His Way: The Unauthorized Biography of Frank Sinatra by Kitty Kelley
My rating: 3 of 5 stars
Kitty Kelley apparently interviewed more than 800 people in researching and writing this book, and at times, it really shows. There’s a lot of detail here. A lot of stories I had never heard before. That said, it seems Kelley really slants this book toward showing what a complete prick Sinatra was. I mean it was it’s one nasty story after another about Sinatra acting like a horrible thug.
The book starts with Sinatra’s upbringing in Hoboken, NJ. In later years, he would talk about his rough childhood, of running with the toughs of the neighborhood, but in truth his family was very well off, perhaps even rich, and he was a bit of a dandy running around with lots of fancy clothes and money to spend. His mom was the town abortionist! Sinatra’s Italian roots are discussed in detail, so when he marries a nice Italian girl, it makes sense. At the time, his singing career was starting to take off, and he was a horrible husband, picking up girls left and right to have sex with as often as possible. He had several children with his first wife, Nancy, but ultimately the marriage didn’t last, even though she spent her days pining for him, thinking he’d come back to her. He left her for the actress Ava Gardner, his one true love. They fought like crazy, but were passionate about each other. Ultimately, however, their marriage couldn’t stand up to the craziness and it disintegrated, leaving Sinatra tortured for the rest of his life. He married a few more times after Ava, but kept pictures of her all over his house.
His manager really arranged things so that Sinatra was promoted brilliantly, ultimately becoming the number one singer in America on the strength of the “bobby soxer” teenage girls who went absolutely nuts when they saw him, many even passing out at his concerts. It was weird to read about.
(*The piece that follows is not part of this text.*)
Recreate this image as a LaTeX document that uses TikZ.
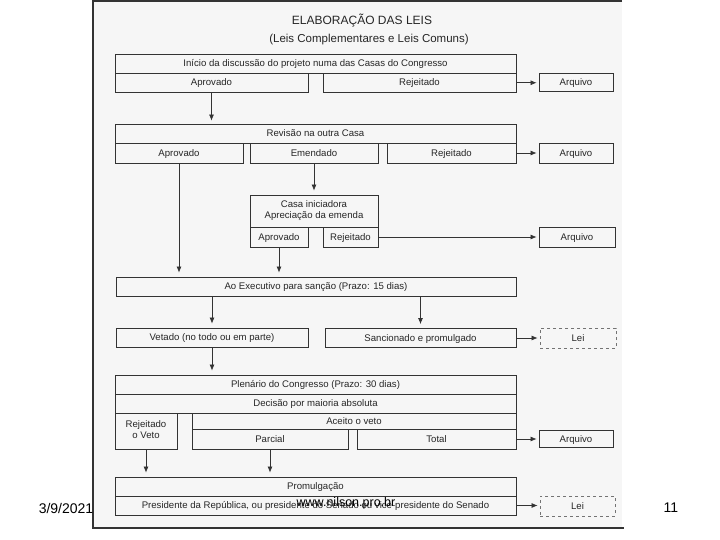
\documentclass[tikz,border=0pt]{standalone}
\usepackage{fontspec}
\setmainfont{Liberation Sans}
\usetikzlibrary{arrows.meta,calc}
\begin{document}
\begin{tikzpicture}[x=1pt,y=-1pt,
  cell/.style={draw=black!80,line width=0.8pt,inner sep=0pt,align=center,text=black!85,
    execute at begin node={\vphantom{Ág}},font=\fontsize{9.6}{11}\selectfont},
  sz/.style 2 args={minimum width=#1pt,minimum height=#2pt},
  lei/.style={cell,draw=black!55,dashed},
  arr/.style={-{Latex[length=6pt,width=5pt]},line width=0.7pt,black!80,shorten >=2pt},
  foot/.style={font=\fontsize{14}{16}\selectfont,inner sep=0pt}]
\useasboundingbox (0,0) rectangle (720,540);
\fill[gray!7] (93,0) rectangle (622,528);
\draw[black!80,line width=1.2pt] (622,1) -- (93,1) -- (93,528) -- (624,528);

\node[font=\fontsize{12}{14}\selectfont,text=black!85] (titulo) at (362,21) {ELABORAÇÃO DAS LEIS};
\node[font=\fontsize{11.5}{13}\selectfont,text=black!85] (subtitulo) at (369,40) {(Leis Complementares e Leis Comuns)};

\node[cell,sz={401}{19}] (inicio) at (315.5,63.5) {Início da discussão do projeto numa das Casas do Congresso};
\node[cell,sz={193}{19.5}] (aprov1) at (211.5,82.75) {Aprovado};
\node[cell,sz={193}{19.5}] (rejeit1) at (419.5,82.75) {Rejeitado};
\node[cell,sz={74}{18}] (arq1) at (576,82.75) {Arquivo};

\node[cell,sz={401}{19}] (revisao) at (315.5,133.5) {Revisão na outra Casa};
\node[cell,sz={128}{20}] (aprov2) at (179,153) {Aprovado};
\node[cell,sz={128}{20}] (emend) at (314,153) {Emendado};
\node[cell,sz={129}{20}] (rejeit2) at (451.5,153) {Rejeitado};
\node[cell,sz={74}{20}] (arq2) at (576,153) {Arquivo};

\node[cell,sz={128}{32}] (casa) at (314,211) {Casa iniciadora\\Apreciação da emenda};
\node[cell,sz={58}{20}] (aprov3) at (279,237) {Aprovado};
\node[cell,sz={55}{20}] (rejeit3) at (350.5,237) {Rejeitado};
\node[cell,sz={76}{20}] (arq3) at (577,237) {Arquivo};

\node[cell,sz={400}{19}] (exec) at (316,286.5) {Ao Executivo para sanção (Prazo: 15 dias)};
\node[cell,sz={192}{19}] (vetado) at (212,337.5) {Vetado (no todo ou em parte)};
\node[cell,sz={191}{19}] (sancion) at (420.5,338) {Sancionado e promulgado};
\node[lei,sz={76}{20}] (lei1) at (578,338) {Lei};

\node[cell,sz={401}{19}] (plen) at (315.5,384.5) {Plenário do Congresso (Prazo: 30 dias)};
\node[cell,sz={401}{19}] (decis) at (315.5,403.5) {Decisão por maioria absoluta};
\node[cell,sz={62}{36}] (rejveto) at (146,431) {Rejeitado\\o Veto};
\node[cell,sz={324}{16}] (aceito) at (354,421) {Aceito o veto};
\node[cell,sz={156}{20}] (parcial) at (270,439) {Parcial};
\node[cell,sz={159}{20}] (total) at (436.5,439) {Total};
\node[cell,sz={74}{17}] (arq4) at (576,439) {Arquivo};

\node[cell,sz={401}{19}] (promul) at (315.5,486.5) {Promulgação};
\node[cell,sz={401}{19}] (presid) at (315.5,505.5) {Presidente da República, ou presidente do Senado ou vice-presidente do Senado};
\node[lei,sz={75}{20}] (lei2) at (577.5,506) {Lei};

\draw[arr] (rejeit1) -- (arq1);
\draw[arr] (rejeit2) -- (arq2);
\draw[arr] (rejeit3) -- (arq3);
\draw[arr] (sancion) -- (lei1);
\draw[arr] (total) -- (arq4);
\draw[arr] (presid.east) -- (presid.east -| lei2.west);
\draw[arr,shorten >=3pt] (aprov1.south) -- (aprov1.south |- revisao.north);
\draw[arr,shorten >=4pt] (emend) -- (casa);
\draw[arr,shorten >=4pt] (aprov2.south) -- (aprov2.south |- exec.north);
\draw[arr,shorten >=4pt] (aprov3.south) -- (aprov3.south |- exec.north);
\draw[arr,shorten >=4pt] (vetado.north |- exec.south) -- (vetado.north);
\draw[arr,shorten >=4pt] (sancion.north |- exec.south) -- (sancion.north);
\draw[arr,shorten >=4pt] (vetado.south) -- (vetado.south |- plen.north);
\draw[arr,shorten >=4pt] (rejveto.south) -- (rejveto.south |- promul.north);
\draw[arr,shorten >=4pt] (parcial.south) -- (parcial.south |- promul.north);

\node[foot] (data) at (66,508) {3/9/2021};
\node[foot,font=\fontsize{12.5}{14}\selectfont] (site) at (346,503) {www.nilson.pro.br};
\node[foot] (pagina) at (671,508) {11};
\end{tikzpicture}
\end{document}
A lot of the book deals with his relations with the Mafia. He was really drawn to the Mob, and became good friends with many important mobsters. Because of this, he was subpoenaed to testify before various committees and would outright lie about ever knowing any of them, even though there were countless eyewitnesses to them setting up singing deals for him, for their exchanging gifts, for all sorts of stuff.
And Frank had the temper to beat all tempers! Wow, that was something to read about. He hated the press and would threaten them, even having some beaten up by his bodyguards. He hated a lot of people and would rip anyone who ever dared criticize him, especially in print. He held grudges for life, and was just a total dick. I hated him when I read this book, which is sad because I’ve enjoyed his music for so many years. He told raunchy jokes in his acts and would savage writers and others in these same acts. Frankly, I have no idea why so many people put up with his crap over the years.
He turned from a Kennedy loving liberal to a Reagan loving conservative, and the author never really gives us a clear indication why. It just happened.
His movies are also treated in the book, although perhaps more emphasis is put on his bad movies than his good ones. Whatever the case, he was a jerk to work with and wouldn’t rehearse, if at all, more than once. Perhaps that’s why he was so bad in so many movies….
He sued to have this book stopped from being published, but he lost, so I’d guess that much of what this book asserts is probably true. If so, Sinatra was the devil and I’ve lost all respect for him, which is a pity. Recommended if you want an interesting behind the scenes look at Sinatra.